The government could save $11 million over 15 years if it moves 1000 people from social housing into their own homes, new research suggests.
The New Zealand Housing Foundation said that was because the taxpayer would pay less for healthcare, welfare and accommodation supplements for those in social housing.
The foundation looked at two international studies and applied a New Zealand perspective, as well as combining data from a South Auckland community.
Melissa Atama, who lives in that community, has spent 13 years moving around rentals.
But she, her partner and young family recently moved into a new home under the Affordable Rental Programme, which helps families buy houses, and said it had drastically improved their quality of life.
"So it's putting those roots down and feeling stable... and the kids aren't as sick, you know, as they were in the rentals we may have been in. And just a security knowing no one's going to come along and boot you out," she said.

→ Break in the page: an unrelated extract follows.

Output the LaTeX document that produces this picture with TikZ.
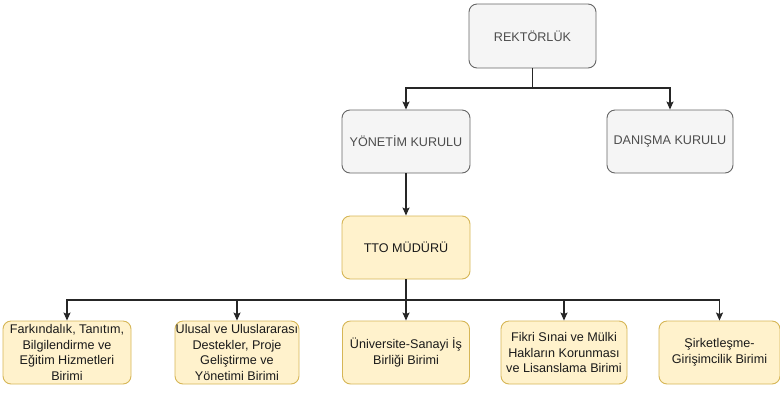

Mrs Atama said she would not have been able to buy a house without access to an affordable housing scheme.
"It just actually makes it happen. It's so unreachable especially in Auckland. I just think it's the only way you're going to get really hard workers who are still struggling to make ends meet actually have the opportunity to make that dream a reality and own their own home."
Housing Foundation manager of strategy and development Paul Gilberd said it was the first research of its kind in New Zealand.
It clearly showed helping low income people into home ownership had broad benefits, he said.
"The research is asking, 'Is it a good idea to move people out of welfare dependence, and towards independence and perhaps home ownership?' And resoundingly the answer is 'yes, that is a good idea'," he said.
"So the cost to the state as people move along that continuum in that direction reduces significantly by millions.
"The system at the moment, the housing continuum, is broken. And where it's particularly broken, in terms of allowing people to pull out of welfare dependence and move towards independence, is in the affordable housing space, and unless we can unblock that blockage, we're going to see more homelessness," he said.
Community Housing Aotearoa chief executive Scott Figenshow said the research should make policy-makers act.
"It really helps confirm that security of tenure is something that's essential for family well-being. So we can't see why this doesn't prove the point and let's crack on making both security of tenure something that is part of our rental market as well as the pathways to home ownership."
Social Housing Minister Amy Adams, however, said the findings were too simplistic.
"You have to look at all of the factors and reasons they're in social housing and those are many and complex, and they do tend to be higher users of government services," she said.
"It's not a straight extrapolation that if you took those very people and put them into home ownership without any other intervention, it's a simple calculation."
She said while the research did not raise anything new, it did highlight interesting points.